Pollution in the wetland areas of the North Devon Biosphere is largely caused by run-off from lightly contaminated concrete, farm tracks, machinery washing, animal handling and roof drainage. The Project is supporting various techniques to reduce such pollution, including swales, sediment ponds and constructed wetlands.
The North Devon Biosphere website states:
“Depending on the nature of the wastewater, designs will vary in complexity from those you can easily create yourself, to something which requires more technical support, which is available from the project.”
Some areas of the Taw estuary are already listed as nitrate vulnerable zones and subject to regulation and restriction that limit the risk of diffuse pollution.
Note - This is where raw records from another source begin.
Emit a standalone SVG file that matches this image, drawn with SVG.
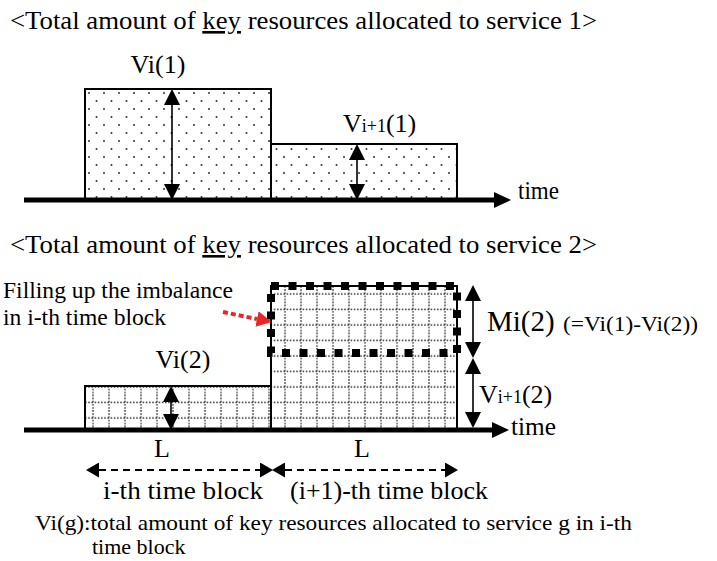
<svg xmlns="http://www.w3.org/2000/svg" width="717" height="561" viewBox="0 0 717 561" font-family="'Liberation Serif', Tinos, 'Times New Roman', Times, serif">
<style>
text{font-family:'Liberation Serif', Tinos, 'Times New Roman', Times, serif;fill:#000}
.t26{font-size:26px}
.t24{font-size:24px}
.t22{font-size:22px}
.sub{font-size:18px}
.bar{stroke:#000;stroke-width:2}
.axis{stroke:#000;stroke-width:5;fill:none}
.varr{stroke:#000;stroke-width:1.6;fill:none;marker-start:url(#ah);marker-end:url(#ah)}
.darr{stroke:#000;stroke-width:2;stroke-dasharray:7 5;fill:none;marker-start:url(#ah2);marker-end:url(#ah2)}
</style>
<defs>
<marker id="ah" viewBox="0 0 16 16" refX="0" refY="8" markerWidth="16" markerHeight="16" markerUnits="userSpaceOnUse" orient="auto-start-reverse"><path d="M0,0 L16,8 L0,16 z" fill="#000"/></marker>
<marker id="ah2" viewBox="0 0 13 15" refX="0" refY="7.5" markerWidth="13" markerHeight="15" markerUnits="userSpaceOnUse" orient="auto-start-reverse"><path d="M0,0 L13,7.5 L0,15 z" fill="#000"/></marker>
<marker id="axh" viewBox="0 0 17 16" refX="0" refY="8" markerWidth="17" markerHeight="16" markerUnits="userSpaceOnUse" orient="auto"><path d="M0,0 L17,8 L0,16 z" fill="#000"/></marker>
<marker id="rh" viewBox="0 0 15 16" refX="0" refY="8" markerWidth="15" markerHeight="16" markerUnits="userSpaceOnUse" orient="auto"><path d="M0,0 L15,8 L0,16 z" fill="#e8262a"/></marker>
<pattern id="dots" width="15" height="16" patternUnits="userSpaceOnUse" x="85" y="89"><circle cx="4" cy="4" r="1" fill="#333"/><circle cx="11.5" cy="12" r="1" fill="#333"/></pattern>
<pattern id="grid" width="16" height="15.5" patternUnits="userSpaceOnUse" x="85" y="286"><path d="M8,0 V15.5 M0,8 H16" stroke="#333" stroke-width="1.4" stroke-dasharray="1.6 1.6" fill="none"/></pattern>
</defs>

<text id="title1" class="t26" x="10" y="29" textLength="587" lengthAdjust="spacingAndGlyphs">&lt;Total amount of <tspan text-decoration="underline">key</tspan> resources allocated to service 1&gt;</text>

<g id="bar-v1-i">
<rect class="bar" x="85" y="89" width="186" height="111" fill="url(#dots)"/>
<text class="t26" x="158" y="73" text-anchor="middle">Vi(1)</text>
</g>
<g id="bar-v1-i1">
<rect class="bar" x="271" y="144" width="186" height="56" fill="url(#dots)"/>
<text class="t26" x="343" y="132">V<tspan class="sub">i+1</tspan>(1)</text>
</g>

<text id="title2" class="t26" x="10" y="253" textLength="587" lengthAdjust="spacingAndGlyphs">&lt;Total amount of <tspan text-decoration="underline">key</tspan> resources allocated to service 2&gt;</text>

<g id="bar-v2-i">
<rect class="bar" x="85" y="386" width="186" height="44" fill="url(#grid)"/>
<text class="t26" x="183" y="368" text-anchor="middle">Vi(2)</text>
</g>
<g id="bar-v2-i1">
<rect class="bar" x="271" y="286" width="186" height="144" fill="url(#grid)"/>
<text class="t26" x="479" y="403">V<tspan class="sub">i+1</tspan>(2)</text>
</g>
<g id="imbalance-box">
<rect x="271" y="286" width="186" height="67" fill="none" stroke="#000" stroke-width="8" stroke-dasharray="8 9.5"/>
<text x="487" y="331" style="font-size:29px">Mi(2)</text>
<text class="t22" x="563" y="331" textLength="135" lengthAdjust="spacingAndGlyphs">(=Vi(1)-Vi(2))</text>
</g>
<g id="note">
<text class="t24" x="3" y="298" textLength="230" lengthAdjust="spacingAndGlyphs">Filling up the imbalance</text>
<text class="t24" x="3" y="325" textLength="163" lengthAdjust="spacingAndGlyphs">in i-th time block</text>
</g>

<g id="connectors">
<line class="axis" x1="24" y1="200" x2="494" y2="200" marker-end="url(#axh)"/>
<line class="axis" x1="24" y1="430" x2="492" y2="430" marker-end="url(#axh)"/>
<line class="varr" x1="172" y1="105" x2="172" y2="184"/>
<line class="varr" x1="357" y1="160" x2="357" y2="184"/>
<line class="varr" x1="171" y1="402" x2="171" y2="414"/>
<line class="varr" x1="473" y1="301" x2="473" y2="342"/>
<line class="varr" x1="473" y1="374" x2="473" y2="412"/>
<line class="darr" x1="99" y1="470" x2="260" y2="470"/>
<line class="darr" x1="285" y1="470" x2="445" y2="470"/>
<line x1="223" y1="312" x2="257" y2="319" stroke="#e8262a" stroke-width="4" stroke-dasharray="5 3" marker-end="url(#rh)"/>
</g>

<text class="t26" x="518" y="199" textLength="41" lengthAdjust="spacingAndGlyphs">time</text>
<text class="t26" x="511" y="435" textLength="45" lengthAdjust="spacingAndGlyphs">time</text>

<text class="t26" x="162" y="457" text-anchor="middle">L</text>
<text class="t26" x="362" y="457" text-anchor="middle">L</text>
<text class="t26" x="103" y="499" textLength="160" lengthAdjust="spacingAndGlyphs">i-th time block</text>
<text class="t26" x="290" y="499" textLength="198" lengthAdjust="spacingAndGlyphs">(i+1)-th time block</text>

<text class="t22" x="35" y="530" textLength="597" lengthAdjust="spacingAndGlyphs">Vi(g):total amount of key resources allocated to service g in i-th</text>
<text class="t22" x="92" y="554">time block</text>
</svg>
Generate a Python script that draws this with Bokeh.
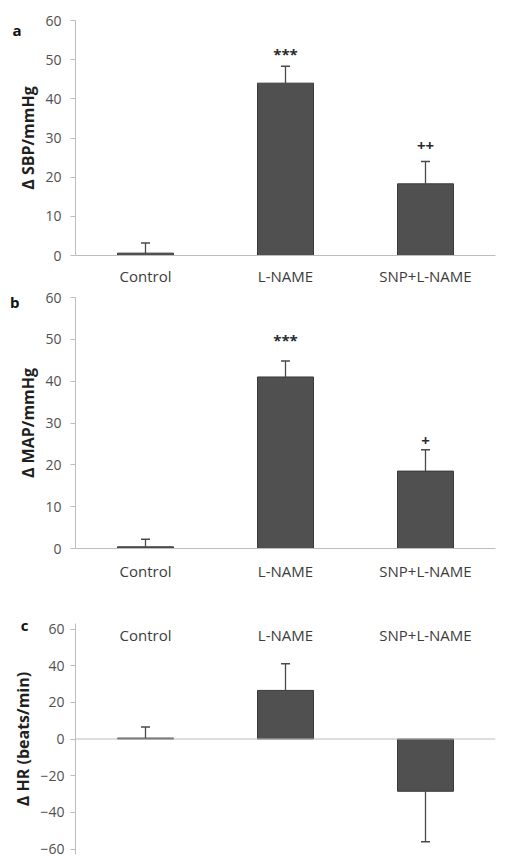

The grants, which are available to landowners and farmers will therefore help prevent prosecution for polluting the estuary, as well as improve water quality, reduce flooding and increase wildlife on farmland and in the estuary.
Tom Hynes, Biodiversity officer for the UNESCO North Devon Biosphere said:
“We are keen to work with farmers who are interested in looking at potentially radical solutions to the problem of diffuse pollution from agriculture.
Work that the estuary project can fund includes wide buffer strips, stock exclusion from rivers, larger swales and wetlands, leaky dams, riverside woodland planting and pond profiling to increase natural UV interception”.
Funding for work is offered at 50% of a standard cost to help improve the water quality in the area. This is vital, not just for biodiversity in North Devon, but for its local economy as well, with recreational water activities estimated to be worth around £58 million each year.
The grants are available through the team operating the North Devon Biosphere project in collaboration with the Environment Agency.